Em meio à investida de governistas contra institutos, Arthur Lira (PP-AL) colocou em votação a urgência de projeto que impõe até dez anos de prisão a quem "errar" resultado
Por Natália Portinari / O Globo
BRASÍLIA - A menos de duas semanas para o
segundo turno das eleições de 2022, a Câmara dos Deputados aprovou, nesta
terça-feira, a urgência para votar projetos de lei que criminalizam a
divulgação de pesquisas que não correspondam ao resultado das urnas. Essas
propostas serão, agora, priorizadas na fila de proposições que aguardam
apreciação da Casa.
Arthur Lira (PP-AL), presidente da Câmara
dos Deputados, colocou em pauta a votação da urgência nesta terça-feira, mas
ainda não há data para a votação do mérito, quando o conteúdo da proposta será
debatido pelos parlamentares. Na sessão, ele disse que não há um texto definido
e que o projeto será discutido entre os líderes, negando se tratar de uma
"punição" aos institutos de pesquisa.
— O que está acontecendo hoje no Brasil e
nos estados é um absurdo que deve ser combatido — disse o líder do PP, André
Fufuca (MA), partido que compõe a base do governo Bolsonaro.
Em reunião de líderes na residência de Lira
na tarde desta terça-feira, foram discutidas versões mais "brandas"
do projeto.

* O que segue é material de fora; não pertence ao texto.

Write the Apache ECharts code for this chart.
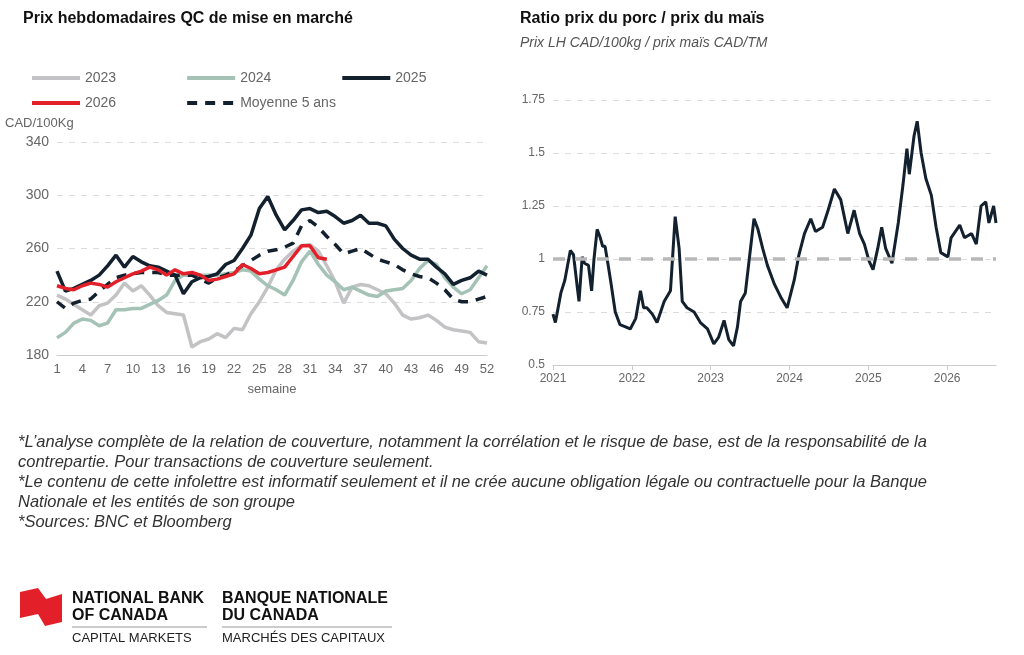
<!DOCTYPE html>
<html><head><meta charset="utf-8">
<script src="https://cdn.jsdelivr.net/npm/echarts@6/dist/echarts.min.js"></script>
<style>html,body{margin:0;padding:0;background:#fff}#c{width:1024px;height:655px}</style>
</head><body><div id="c"></div>
<script>
const weeks = Array.from({length:52},(_,i)=>String(i+1));
const s2023 = [225,222,218,214,210,217,219,225,234,228,232,225,217,212,211,210,186,190,192,196,193,200,199,211,220,231,244,252,258,262,263,258,247,235,219,231,233,232,229,226,219,210,207,208,210,206,201,199,198,197,190,189];
const s2024 = [193,197,204,207,206,202,204,214,214,215,215,218,221,225,236,240,240,240,240,240,241,242,244,243,237,232,229,225,236,250,258,248,240,235,229,231,228,225,224,228,229,230,236,245,251,248,238,231,226,229,238,247];
const s2025 = [243,228,230,233,236,240,247,255,246,254,250,247,246,243,240,226,235,238,239,241,248,251,260,270,290,299,285,274,281,289,290,287,288,284,279,281,285,279,279,277,267,260,255,252,252,246,241,233,236,238,243,240];
const s2026 = [232,230,229,232,234,233,231,235,238,241,243,246,244,240,244,241,242,240,236,237,239,241,248,245,241,242,244,246,254,262,262,253,252];
const avg5 = [220,215,219,221,222,228,233,238,240,241,242,242,242,240,240,240,240,237,234,238,240,243,247,251,255,258,259,261,264,277,281,276,269,263,256,258,260,256,252,250,248,244,241,239,238,234,229,222,220,220,222,224];
const ratioX = [2021.0,2021.03,2021.06,2021.1,2021.15,2021.22,2021.26,2021.31,2021.33,2021.37,2021.40,2021.45,2021.49,2021.52,2021.56,2021.60,2021.63,2021.66,2021.70,2021.73,2021.79,2021.85,2021.92,2021.98,2022.05,2022.11,2022.15,2022.19,2022.26,2022.32,2022.41,2022.49,2022.55,2022.60,2022.64,2022.70,2022.79,2022.87,2022.96,2023.04,2023.10,2023.17,2023.23,2023.29,2023.34,2023.38,2023.44,2023.49,2023.55,2023.60,2023.66,2023.72,2023.81,2023.89,2023.97,2024.06,2024.12,2024.19,2024.27,2024.33,2024.42,2024.49,2024.57,2024.65,2024.74,2024.82,2024.89,2024.95,2025.01,2025.06,2025.12,2025.17,2025.22,2025.30,2025.38,2025.44,2025.49,2025.52,2025.58,2025.62,2025.67,2025.73,2025.80,2025.86,2025.92,2026.01,2026.05,2026.16,2026.22,2026.31,2026.37,2026.43,2026.49,2026.53,2026.59,2026.62];
const ratioY = [0.74,0.70,0.76,0.84,0.90,1.04,1.02,0.86,0.80,1.01,0.98,0.97,0.85,1.00,1.14,1.10,1.06,1.06,0.97,0.90,0.75,0.69,0.68,0.67,0.72,0.85,0.77,0.77,0.74,0.70,0.80,0.85,1.20,1.05,0.80,0.77,0.75,0.70,0.67,0.60,0.63,0.71,0.62,0.59,0.68,0.80,0.84,1.00,1.19,1.14,1.05,0.97,0.88,0.82,0.77,0.90,1.02,1.12,1.19,1.13,1.15,1.23,1.33,1.28,1.12,1.23,1.12,1.07,0.99,0.95,1.05,1.15,1.05,0.98,1.17,1.35,1.52,1.40,1.58,1.65,1.50,1.38,1.30,1.15,1.03,1.01,1.10,1.16,1.10,1.12,1.07,1.25,1.27,1.17,1.25,1.17];

const ch = echarts.init(document.getElementById('c'));
const F = 'Liberation Sans, Arial, sans-serif';
const axLab = {color:'#666',fontSize:13,fontFamily:F};
const grid = {lineStyle:{color:'#dcdcdc',type:[6,6]}};
function ln(name,data,color,dash){return {name,type:'line',data,xAxisIndex:0,yAxisIndex:0,symbol:'none',
 lineStyle:{color,width:3.5,type:dash?[10,8]:'solid'},itemStyle:{color}}}
const lg = {itemWidth:48,itemHeight:4,itemGap:69,itemStyle:{opacity:0},lineStyle:{width:4},textStyle:{fontSize:14,color:'#666'}};
ch.setOption({
 animation:false,
 textStyle:{fontFamily:F},
 title:[
  {text:'Prix hebdomadaires QC de mise en marché',left:18,top:6,textStyle:{fontSize:16,fontWeight:'bold',color:'#111'}},
  {text:'Ratio prix du porc / prix du maïs',left:515,top:6,textStyle:{fontSize:16,fontWeight:'bold',color:'#111'},
   subtext:'Prix LH CAD/100kg / prix maïs CAD/TM',subtextStyle:{fontSize:14,fontStyle:'italic',color:'#555'},itemGap:9}
 ],
 legend:[
  {...lg,data:['2023','2024','2025'],left:25,top:66},
  {...lg,data:['2026','Moyenne 5 ans'],left:25,top:91}
 ],
 grid:[{left:57,top:142,width:430,height:213},{left:553,top:100,width:443,height:265}],
 xAxis:[
  {type:'category',gridIndex:0,data:weeks,boundaryGap:false,name:'semaine',nameLocation:'middle',nameGap:28,nameTextStyle:axLab,
   axisLine:{lineStyle:{color:'#ccc'}},axisTick:{show:false},axisLabel:{...axLab,interval:2}},
  {type:'value',gridIndex:1,min:2021,max:2026.62,interval:1,splitLine:{show:false},
   axisLine:{lineStyle:{color:'#ccc'}},axisTick:{show:true,lineStyle:{color:'#ccc'}},
   axisLabel:{...axLab,fontSize:12,formatter:v=>Number.isInteger(v)?String(v):'',showMaxLabel:false}}
 ],
 yAxis:[
  {type:'value',gridIndex:0,min:180,max:340,interval:40,name:'CAD/100Kg',nameLocation:'end',nameGap:12,
   nameTextStyle:{...axLab,align:'left',padding:[0,0,0,-52]},axisLine:{show:false},axisTick:{show:false},axisLabel:{...axLab,fontSize:14},splitLine:grid},
  {type:'value',gridIndex:1,min:0.5,max:1.75,interval:0.25,axisLine:{show:false},axisTick:{show:false},axisLabel:{...axLab,fontSize:12},splitLine:grid}
 ],
 series:[
  ln('2023',s2023,'#c3c3c5'),
  ln('2024',s2024,'#a4c2b5'),
  ln('Moyenne 5 ans',avg5,'#13212f',true),
  ln('2025',s2025,'#13212f'),
  ln('2026',s2026,'#e3202a'),
  {type:'line',xAxisIndex:1,yAxisIndex:1,data:ratioX.map((x,i)=>[x,ratioY[i]]),symbol:'none',
   lineStyle:{color:'#13212f',width:3},
   markLine:{silent:true,symbol:'none',label:{show:false},lineStyle:{color:'#b8b8b8',width:3.5,type:[12,10]},data:[{yAxis:1}]},z:1}
 ],
 graphic:[
  {type:'text',left:18,top:432,style:{text:"*L’analyse complète de la relation de couverture, notamment la corrélation et le risque de base, est de la responsabilité de la\ncontrepartie. Pour transactions de couverture seulement.\n*Le contenu de cette infolettre est informatif seulement et il ne crée aucune obligation légale ou contractuelle pour la Banque\nNationale et les entités de son groupe\n*Sources: BNC et Bloomberg",
   font:'italic 16.5px '+F,fill:'#333',lineHeight:20}},
  {type:'polygon',shape:{points:[[20,592],[38,588],[46,599],[62,594],[62,622],[45,626],[38,614],[20,618]]},style:{fill:'#e3202a'}},
  {type:'text',left:72,top:590,style:{text:'NATIONAL BANK\nOF CANADA',font:'bold 16px '+F,fill:'#111',lineHeight:17}},
  {type:'text',left:222,top:590,style:{text:'BANQUE NATIONALE\nDU CANADA',font:'bold 16px '+F,fill:'#111',lineHeight:17}},
  {type:'line',shape:{x1:72,y1:627,x2:207,y2:627},style:{stroke:'#999',lineWidth:1}},
  {type:'line',shape:{x1:222,y1:627,x2:392,y2:627},style:{stroke:'#999',lineWidth:1}},
  {type:'text',left:72,top:632,style:{text:'CAPITAL MARKETS',font:'13px '+F,fill:'#222'}},
  {type:'text',left:222,top:632,style:{text:'MARCHÉS DES CAPITAUX',font:'13px '+F,fill:'#222'}}
 ]
});
</script></body></html>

Uma seria a responsabilização cível — obrigando ao pagamento de
indenização, por exemplo — de institutos que fizerem sondagens em que o
resultado das urnas ficar muito longe da margem de erro. Outra seria a
proibição da divulgação de pesquisas 15 dias antes do pleito.

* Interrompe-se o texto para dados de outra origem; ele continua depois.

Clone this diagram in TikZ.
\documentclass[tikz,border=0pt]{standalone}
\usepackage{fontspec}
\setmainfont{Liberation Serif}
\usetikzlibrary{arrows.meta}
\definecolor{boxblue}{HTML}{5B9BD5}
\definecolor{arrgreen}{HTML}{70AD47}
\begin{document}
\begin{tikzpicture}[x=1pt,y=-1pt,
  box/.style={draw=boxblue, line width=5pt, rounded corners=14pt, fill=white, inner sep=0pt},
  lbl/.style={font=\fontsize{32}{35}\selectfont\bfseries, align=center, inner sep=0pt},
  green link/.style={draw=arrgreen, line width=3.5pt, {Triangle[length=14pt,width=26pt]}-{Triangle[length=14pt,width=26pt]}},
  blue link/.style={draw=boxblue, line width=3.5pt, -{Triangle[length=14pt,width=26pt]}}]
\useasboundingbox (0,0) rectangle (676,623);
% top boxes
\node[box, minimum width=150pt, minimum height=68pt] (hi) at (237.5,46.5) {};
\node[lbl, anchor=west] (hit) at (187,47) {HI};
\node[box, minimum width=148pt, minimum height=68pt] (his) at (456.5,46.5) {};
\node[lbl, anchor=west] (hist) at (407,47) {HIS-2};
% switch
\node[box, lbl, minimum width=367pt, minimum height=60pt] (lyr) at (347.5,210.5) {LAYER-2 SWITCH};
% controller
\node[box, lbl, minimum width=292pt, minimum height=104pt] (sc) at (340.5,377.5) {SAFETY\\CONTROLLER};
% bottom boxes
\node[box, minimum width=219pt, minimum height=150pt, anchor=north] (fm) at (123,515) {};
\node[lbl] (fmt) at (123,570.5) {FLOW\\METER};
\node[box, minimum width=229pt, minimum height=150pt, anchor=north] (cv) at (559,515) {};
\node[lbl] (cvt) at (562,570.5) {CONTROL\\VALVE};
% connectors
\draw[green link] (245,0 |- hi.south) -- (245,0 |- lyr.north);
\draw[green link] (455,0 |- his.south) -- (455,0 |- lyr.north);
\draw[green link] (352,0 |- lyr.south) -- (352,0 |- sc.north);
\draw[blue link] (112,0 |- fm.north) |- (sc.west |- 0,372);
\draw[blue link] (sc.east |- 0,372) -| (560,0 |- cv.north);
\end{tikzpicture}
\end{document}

Não se chegou a um acordo entre os líderes
e, por isso, foi votada apenas a urgência de projetos já existentes, com o
compromisso de debater um novo texto após o segundo turno das eleições.
Base do governo a favor
A urgência foi aprovada com 295 votos
favoráveis e 120 contrários. O PP, PL, União Brasil, PSD, Republicanos, PSDB,
Podemos, PSC, Novo, Solidariedade, Cidadania, Avante, Patriota, PROS, PV e PTB
orientaram os deputados de suas bancadas a votar a favor da proposta. No
sentido contrário, foram o PSOL, a Rede e o PT.
Há dois projetos previstos. O primeiro, de
2011, de Rubens Bueno (Cidadania-PR), estabelece multa de até R$ 1 milhão para
o crime de divulgação de pesquisas fraudulentas e altera o que, hoje, é
considerado fraude. A sondagem seria "fraudulenta" quando o resultado
das eleições estiver acima da margem de erro registrada, no caso em que a
sondagem seja realizada e divulgada até cinco dias antes do pleito.
O outro, do líder do governo Ricardo Barros
(PP-PR), apresentado após o primeiro turno deste ano, prevê reclusão de quatro
a dez anos e multa para quem publicar, nos 15 dias anteriores à eleição,
pesquisas em que o resultado seja divergente da margem de erro. As duas
proposições estão apensadas, o que significa que serão votadas em conjunto.
Na prática, seriam criminalizadas pesquisas
mesmo em casos em que muitos eleitores mudarem ou definirem seu voto logo antes
das eleições — em 2018, 18% escolheram o candidato para presidente no final de
semana da eleição, segundo o Datafolha. Para governador e cargos do
Legislativo, a indefinição costuma ser ainda maior.
Se o projeto for aprovado, responderá
criminalmente o estatístico que assina a pesquisa divulgada, o responsável
legal do instituto de pesquisa e o representante legal da empresa contratante
da pesquisa, mesmo se não houver intenção de fraudar a pesquisa.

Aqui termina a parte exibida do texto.